When you remove this constructor, class A becomes eligible for aggregate initialization, which is caused here by this curly braces syntax: A obj1={5,6}; (that also has this equivalent form: A obj1{5,6}; since C++11)

As you can read here, this applies in your case as class A then has none of the following:

  1. private or protected non-static data members (applies until C++11)
  2. user-declared constructors (applies since C++11 until C++17)
  3. user-provided constructors (explicitly defaulted or deleted constructors are allowed) (applies since C++17 until C++20)
  4. user-provided, inherited, or explicit constructors (explicitly defaulted or deleted constructors are allowed) (applies since C++20)
  5. user-declared or inherited constructors
  6. virtual, private, or protected (applies since C++17) base classes
  7. virtual member functions
  8. default member initializers (applies since C++11 until C++14)

In contrast, this syntax: A obj2(9,10); is performing direct-initialization, and it fails to compile once you remove the constructor due to [dcl.init¶17.6.2]:

[...] if the initialization is direct-initialization [...] constructors are considered. [...] If no constructor applies [...] the initialization is ill-formed.

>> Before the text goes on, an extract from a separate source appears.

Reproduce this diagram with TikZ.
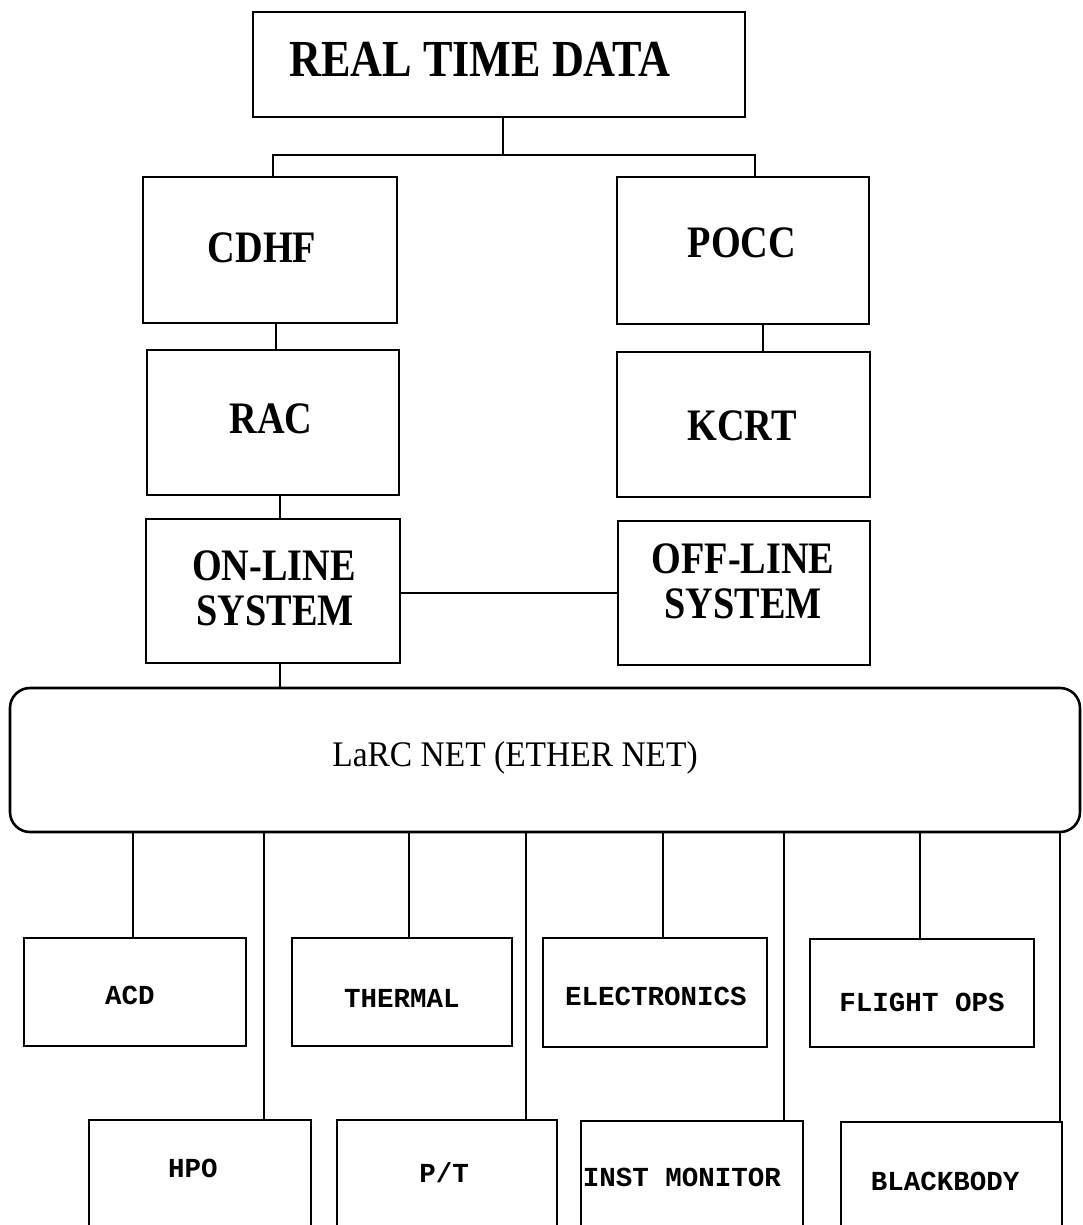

Prior to removing the constructor, the same syntax A obj1={5,6}; was calling it, while performing copy-list-initialization.

What is aggregate initialization? It is the initialization of an instance of an aggregate type (either an array or a struct/class adhering to the above list) by the braced-init-list syntax. The arguments inside the braces must match the struct/class non-static data members in declaration order. It got significant boost in later versions of C++, as more syntactic forms for it were added to the language. Your usage of ={...} is the only one in existence from before C++11.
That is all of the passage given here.